JH: I've used Sainte-Beuve (1804-1869) in three other poems, and will use him again. I've read a selection of essays by Sainte-Beuve (translated by Francis Steegmuller), and know his life somewhat from the biographies and journals of various authors. I've also read a translation of one of his poems in a Penguin book of French verse. I assign his name to a character who comments on poems as they are written (as they appear on the page, rather). Once, when I needed a duet of critics, I brought in Hippolyte Taine (1828-93), whom I know nothing about, aside from brief summaries and asides. I use Sainte-Beuve's name because he's a distinguished critic, and because he's long-dead: there are the questions of is he a ghost, a trope, is this poem set in the past, is this a chronological hodge-podge? "All and more," I claim, wanting it all. My Sainte-Beuve comments on the poems, but his utterances also help to write them, since he's IN the poem, not just name-checked (so, is speaking what it takes to be a character in a poem, or to be spoken of - described or addressed - at length? Can a mention be enough to guide a poem? When does an allusion become a character?).

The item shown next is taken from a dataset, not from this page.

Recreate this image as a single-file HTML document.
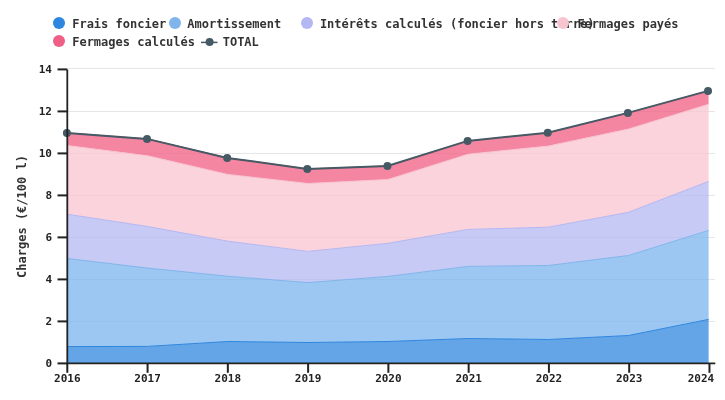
<!DOCTYPE html>
<html><head><meta charset="utf-8"><style>
html,body{margin:0;padding:0;background:#fff;}
body{width:725px;height:400px;overflow:hidden;position:relative;will-change:transform;font-family:"DejaVu Sans Mono","Liberation Mono",monospace;}
.dot{position:absolute;width:12px;height:12px;border-radius:50%;}
.li{position:absolute;}
.lt{position:absolute;font-size:12px;font-weight:bold;color:#333;line-height:18px;white-space:nowrap;}
svg.ch{position:absolute;left:0;top:0;}
.tk{font-size:11px;font-weight:bold;fill:#222;font-family:"DejaVu Sans Mono","Liberation Mono",monospace;}
.yl{font-size:12px;font-weight:bold;fill:#333;font-family:"DejaVu Sans Mono","Liberation Mono",monospace;}
</style></head><body>
<span class="dot" style="left:53px;top:17px;background:#2e86de"></span>
<span class="lt" style="left:72.2px;top:15px">Frais foncier</span>
<span class="dot" style="left:169px;top:17px;background:#7fb5ea"></span>
<span class="lt" style="left:187.3px;top:15px">Amortissement</span>
<span class="dot" style="left:301.2px;top:17px;background:#b4b7f2"></span>
<span class="lt" style="left:319.9px;top:15px">Intérêts calculés (foncier hors terre)</span>
<span class="dot" style="left:557.4px;top:17px;background:#f8c4d0"></span>
<span class="lt" style="left:577.4px;top:15px">Fermages payés</span>
<span class="dot" style="left:53px;top:35px;background:#ef5f86"></span>
<span class="lt" style="left:72.2px;top:33px">Fermages calculés</span>
<svg class="li" style="left:201.2px;top:36px" width="17" height="10"><line x1="0" y1="6.4" x2="16.5" y2="6.4" stroke="#455a64" stroke-width="1.5"/><circle cx="8.6" cy="6" r="4" fill="#455a64"/></svg>
<span class="lt" style="left:222.7px;top:33px">TOTAL</span>
<svg class="ch" width="725" height="400" viewBox="0 0 725 400">
<line x1="68" y1="321.40" x2="715" y2="321.40" stroke="#e5e5e5" stroke-width="1"/>
<line x1="68" y1="279.40" x2="715" y2="279.40" stroke="#e5e5e5" stroke-width="1"/>
<line x1="68" y1="237.40" x2="715" y2="237.40" stroke="#e5e5e5" stroke-width="1"/>
<line x1="68" y1="195.40" x2="715" y2="195.40" stroke="#e5e5e5" stroke-width="1"/>
<line x1="68" y1="153.40" x2="715" y2="153.40" stroke="#e5e5e5" stroke-width="1"/>
<line x1="68" y1="111.40" x2="715" y2="111.40" stroke="#e5e5e5" stroke-width="1"/>
<line x1="68" y1="68.40" x2="715" y2="68.40" stroke="#e5e5e5" stroke-width="1"/>
<path d="M67.50,346.60L147.64,346.40L227.78,341.50L307.92,342.50L388.06,341.50L468.20,338.50L548.34,339.50L628.48,335.50L708.62,319.40L708.62,363.40L628.48,363.40L548.34,363.40L468.20,363.40L388.06,363.40L307.92,363.40L227.78,363.40L147.64,363.40L67.50,363.40Z" fill="#2e86de" fill-opacity="0.74" stroke="none"/>
<path d="M67.50,258.50L147.64,268.10L227.78,276.25L307.92,282.60L388.06,276.40L468.20,266.40L548.34,265.50L628.48,255.50L708.62,230.40L708.62,319.40L628.48,335.50L548.34,339.50L468.20,338.50L388.06,341.50L307.92,342.50L227.78,341.50L147.64,346.40L67.50,346.60Z" fill="#79b4ee" fill-opacity="0.74" stroke="none"/>
<path d="M67.50,214.25L147.64,226.50L227.78,241.20L307.92,251.40L388.06,243.30L468.20,229.40L548.34,227.20L628.48,212.30L708.62,181.40L708.62,230.40L628.48,255.50L548.34,265.50L468.20,266.40L388.06,276.40L307.92,282.60L227.78,276.25L147.64,268.10L67.50,258.50Z" fill="#b4b7f2" fill-opacity="0.74" stroke="none"/>
<path d="M67.50,145.60L147.64,155.80L227.78,174.45L307.92,183.50L388.06,179.50L468.20,154.20L548.34,146.10L628.48,129.10L708.62,104.30L708.62,181.40L628.48,212.30L548.34,227.20L468.20,229.40L388.06,243.30L307.92,251.40L227.78,241.20L147.64,226.50L67.50,214.25Z" fill="#f8c4d0" fill-opacity="0.74" stroke="none"/>
<path d="M67.50,132.90L147.64,138.90L227.78,157.90L307.92,168.90L388.06,165.90L468.20,140.90L548.34,132.80L628.48,112.90L708.62,90.90L708.62,104.30L628.48,129.10L548.34,146.10L468.20,154.20L388.06,179.50L307.92,183.50L227.78,174.45L147.64,155.80L67.50,145.60Z" fill="#f25c81" fill-opacity="0.74" stroke="none"/>
<path d="M67.50,346.60L147.64,346.40L227.78,341.50L307.92,342.50L388.06,341.50L468.20,338.50L548.34,339.50L628.48,335.50L708.62,319.40" fill="none" stroke="#2e86de" stroke-width="1"/>
<path d="M67.50,258.50L147.64,268.10L227.78,276.25L307.92,282.60L388.06,276.40L468.20,266.40L548.34,265.50L628.48,255.50L708.62,230.40" fill="none" stroke="#7fb5ea" stroke-width="1"/>
<path d="M67.50,214.25L147.64,226.50L227.78,241.20L307.92,251.40L388.06,243.30L468.20,229.40L548.34,227.20L628.48,212.30L708.62,181.40" fill="none" stroke="#b4b7f2" stroke-width="1"/>
<path d="M67.50,145.60L147.64,155.80L227.78,174.45L307.92,183.50L388.06,179.50L468.20,154.20L548.34,146.10L628.48,129.10L708.62,104.30" fill="none" stroke="#f8c4d0" stroke-width="1"/>
<path d="M67.50,132.90L147.64,138.90L227.78,157.90L307.92,168.90L388.06,165.90L468.20,140.90L548.34,132.80L628.48,112.90L708.62,90.90" fill="none" stroke="#ef5f86" stroke-width="1"/>
<polyline points="66.90,132.90 147.04,138.90 227.18,157.90 307.32,168.90 387.46,165.90 467.60,140.90 547.74,132.80 627.88,112.90 708.02,90.90" fill="none" stroke="#455a64" stroke-width="2"/>
<circle cx="66.90" cy="132.90" r="4" fill="#455a64"/>
<circle cx="147.04" cy="138.90" r="4" fill="#455a64"/>
<circle cx="227.18" cy="157.90" r="4" fill="#455a64"/>
<circle cx="307.32" cy="168.90" r="4" fill="#455a64"/>
<circle cx="387.46" cy="165.90" r="4" fill="#455a64"/>
<circle cx="467.60" cy="140.90" r="4" fill="#455a64"/>
<circle cx="547.74" cy="132.80" r="4" fill="#455a64"/>
<circle cx="627.88" cy="112.90" r="4" fill="#455a64"/>
<circle cx="708.02" cy="90.90" r="4" fill="#455a64"/>
<path d="M67.3,69.4 V363.4 H715.3" fill="none" stroke="#222" stroke-width="1.8"/>
<line x1="57.5" y1="363.40" x2="67.3" y2="363.40" stroke="#222" stroke-width="2"/>
<text x="52" y="367.40" text-anchor="end" class="tk">0</text>
<line x1="57.5" y1="321.40" x2="67.3" y2="321.40" stroke="#222" stroke-width="2"/>
<text x="52" y="325.40" text-anchor="end" class="tk">2</text>
<line x1="57.5" y1="279.40" x2="67.3" y2="279.40" stroke="#222" stroke-width="2"/>
<text x="52" y="283.40" text-anchor="end" class="tk">4</text>
<line x1="57.5" y1="237.40" x2="67.3" y2="237.40" stroke="#222" stroke-width="2"/>
<text x="52" y="241.40" text-anchor="end" class="tk">6</text>
<line x1="57.5" y1="195.40" x2="67.3" y2="195.40" stroke="#222" stroke-width="2"/>
<text x="52" y="199.40" text-anchor="end" class="tk">8</text>
<line x1="57.5" y1="153.40" x2="67.3" y2="153.40" stroke="#222" stroke-width="2"/>
<text x="52" y="157.40" text-anchor="end" class="tk">10</text>
<line x1="57.5" y1="111.40" x2="67.3" y2="111.40" stroke="#222" stroke-width="2"/>
<text x="52" y="115.40" text-anchor="end" class="tk">12</text>
<line x1="57.5" y1="69.40" x2="67.3" y2="69.40" stroke="#222" stroke-width="2"/>
<text x="52" y="73.40" text-anchor="end" class="tk">14</text>
<line x1="67.30" y1="363.4" x2="67.30" y2="372.8" stroke="#222" stroke-width="2"/>
<text x="67.30" y="381.6" text-anchor="middle" class="tk">2016</text>
<line x1="147.57" y1="363.4" x2="147.57" y2="372.8" stroke="#222" stroke-width="2"/>
<text x="147.57" y="381.6" text-anchor="middle" class="tk">2017</text>
<line x1="227.84" y1="363.4" x2="227.84" y2="372.8" stroke="#222" stroke-width="2"/>
<text x="227.84" y="381.6" text-anchor="middle" class="tk">2018</text>
<line x1="308.11" y1="363.4" x2="308.11" y2="372.8" stroke="#222" stroke-width="2"/>
<text x="308.11" y="381.6" text-anchor="middle" class="tk">2019</text>
<line x1="388.38" y1="363.4" x2="388.38" y2="372.8" stroke="#222" stroke-width="2"/>
<text x="388.38" y="381.6" text-anchor="middle" class="tk">2020</text>
<line x1="468.65" y1="363.4" x2="468.65" y2="372.8" stroke="#222" stroke-width="2"/>
<text x="468.65" y="381.6" text-anchor="middle" class="tk">2021</text>
<line x1="548.92" y1="363.4" x2="548.92" y2="372.8" stroke="#222" stroke-width="2"/>
<text x="548.92" y="381.6" text-anchor="middle" class="tk">2022</text>
<line x1="629.19" y1="363.4" x2="629.19" y2="372.8" stroke="#222" stroke-width="2"/>
<text x="629.19" y="381.6" text-anchor="middle" class="tk">2023</text>
<line x1="709.46" y1="363.4" x2="709.46" y2="372.8" stroke="#222" stroke-width="2"/>
<text x="714.2" y="381.6" text-anchor="end" class="tk">2024</text>
<text transform="translate(26.3,216.5) rotate(-90)" text-anchor="middle" class="yl">Charges (€/100 l)</text>
</svg>
</body></html>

The creator of the photograph in the link is Joel-Peter Witkin.
When writing the poem, I thought of his photograph "Anna Akhmatova", so I included it as an illustration of a limb that's severed from a spectre by the break of day (read in the context of the poem, the statue by the grapes becomes a representation of a maimed spectre). The poem was built on the first two lines ("long phantoms on short nights, / thine prayers have mine as full heirs") which had been running around in my thoughts like a spectre with her head cut off. My Sainte-Beuve adds a main plot point with "the break of day severs limbs and portions / that were caught inside the daylight minute / when spectres vanish at break of day", and it's ambiguous, due to the stanza breaks, if he is speaking any of the rest of the poem. The "I, the author of this portion (words)" is, then, unidentifiable.
AHB: I like the ambiguity. discussions of author function become fuzzy for me, but avoiding the solidification of the voice in a poem, and that sort of direction, is a good thing. making use of historical personages bears a level of insolence, I suppose, because it consists of a superfical flickering of the name, being based on quick assumptions. yet it is also an honouring of that person's energy. I think an allusion immediately becomes a character. however one refers, the reference is to the life of that person. so, subject shift. I've been remiss in this interview the past month, being busy, distracted and unfocused.to the degree, in fact, that I didn't know where we stood with this thing (and with our other collaboration). is the world sometimes too much with you? I've never gone long without writing, and never felt blocked. but there are times when life hasn't allowed a lot of time or energy for writing. does this happen to you? does his make you crazy?